The company also has a joint venture (33.33% share) “Urvarak Videsh Limited” with M/s. KRIBHCO and RCF as promoters. The main objective of the joint venture company is to explore investment opportunity abroad and within the country in nitrogenous, phosphatic and potassic sectors and to render consultancy services for setting up projects in India and abroad.

====Consultancy====
NFL is well known for taking up assignments in India and abroad in the fields of:

1. commissioning activities of plant/ equipment
2. heavy equipment erection supervision
3. complete operation of chemical plants on a continuous basis
4. overall maintenance of plants; specialized maintenance and repair services/shutdown/turn around jobs
5. special maintenance and repair services for rotatory equipment, like pumps, compressors, turbines etc.
6. energy audits leading to energy savings safety audit services
7. design and monitoring of environment protection systems
8. NDT, corrosion and RLA services
9. laboratory services
10. training of technical manpower in operation maintenance and safety management
11. consultancy in project management

==Performance==

===Production===

The percentage share of NFL in urea production in the country was 14.2% during 2012–13. The company produced 3211,000 tones of urea, which includes 10.83 LMT of Neem-coated urea. 448 MT of bio-fertilizers (solid and liquid) was produced during the year.

===Sales and marketing===

During 2012–13, company sold 31.62 LMT of urea (including 10.92 LMT of Neem-coated urea).
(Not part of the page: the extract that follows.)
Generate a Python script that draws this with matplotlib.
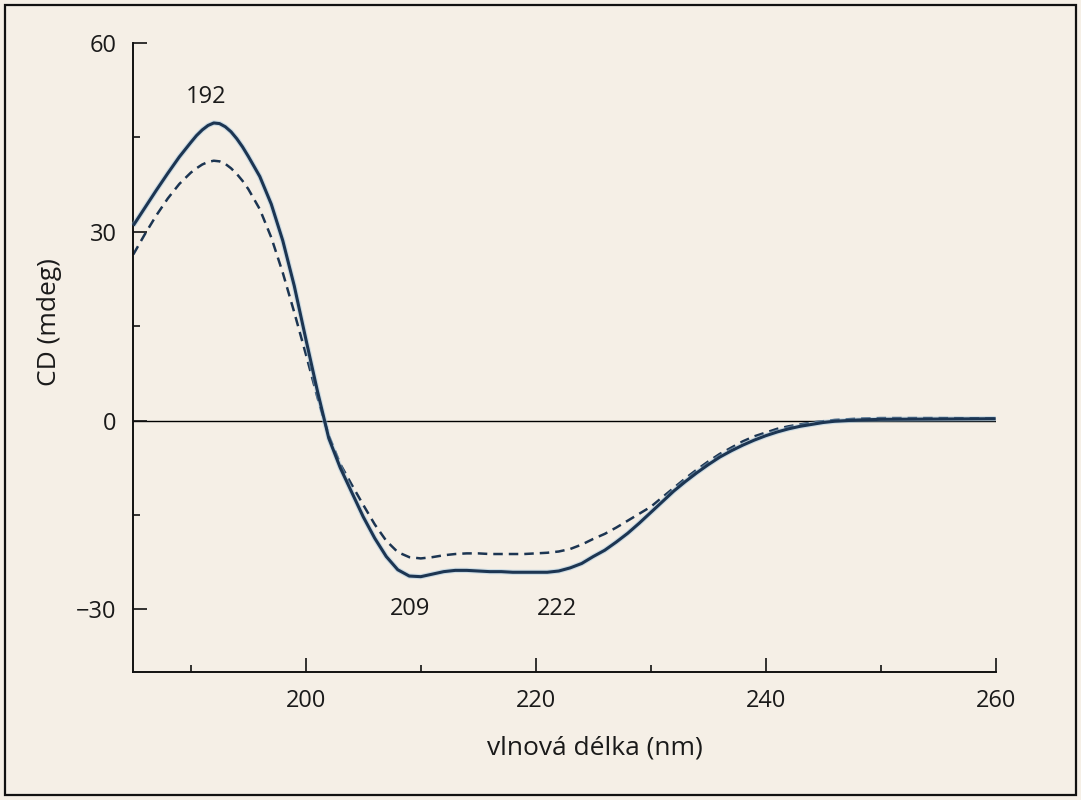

Industrial products of worth ` 956.3 million and Bio-Fertilizers (liquid and solid) of` 36.5 million were sold during 2012–13. Turnover of traded Agri products (compost, seeds, Bentonite sulphur and pesticides) was ` 300.8 million.

===Financial===

The company, during 2012–13, achieved a sales turnover of ` 67.47 billion (previous year ` 73.41 billion). The lower turnover was primarily due to lower urea production as all the units were under shutdown for hooking up and commissioning activities of the projects. The loss before tax was ` 2306.2 million (previous year profit `1842.0 million) and loss after tax was ` 1707.3 million (previous year profit `1267.3 million).